The silent act by Kaepernick, then the quarterback for the San Francisco 49ers, led to loud backlash from conservatives who said it disrespected the anthem, and Republican presidential candidate Donald Trump seized on it as a campaign issue. Kaepernick was dropped from the NFL at the end of the season in what many critics alleged was a boycott.

Image: San Francisco 49ers v Seattle Seahawks
Quarterback Colin Kaepernick (7), free safety Eric Reid (35) and outside linebacker Eli Harold of the San Francisco 49ers kneel on the sidelines during the national anthem before a game on Sept. 25, 2016.Steve Dykes / Getty Images file

"In this world of football, the quintessential American militaristic sport, there was this sense of how dare he," Sammons said.

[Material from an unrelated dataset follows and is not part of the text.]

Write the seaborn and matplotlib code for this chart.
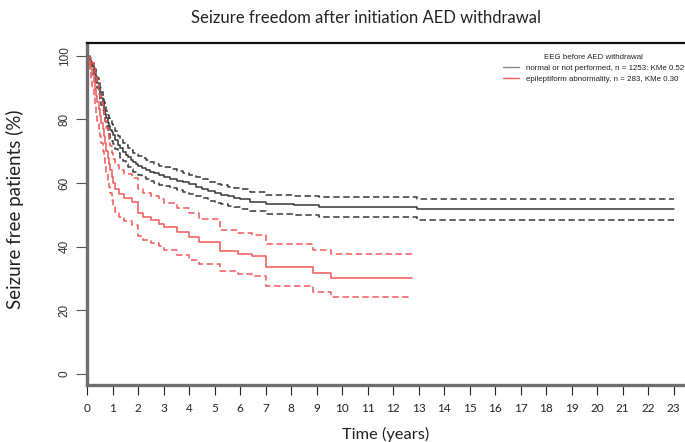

Kaepernick was preceded by heavyweight champ Muhammad Ali, who objected to the Vietnam War and refused to fight in it. He was stripped of his title and lost five years of potential earnings after he was convicted of draft evasion.

U.S. track and field stars Tommie Smith and John Carlos endured death threats and damage to their long-term careers for raising their black-gloved fists in a Black power salute on the medal stand during the 1968 Summer Olympics.

Craig Hodges, a teammate of Michael Jordan's on the 1992 Chicago Bulls, was bounced out of the NBA shortly after he attended the team's post-title visit to the White House in a West African dashiki and delivered a letter to President George H.W. Bush, calling out his administration's treatment of people of color.

Today, more players across all sports are willing to take similar stands than there were during Hodges' playing days.

"When Major League Baseball cancels and there are very few Black American players in the league," Sammons said, "that's quite a statement about how the larger climate is changing and how masses of peoples and not just athletes are going to hold the team for standing up for racial justice."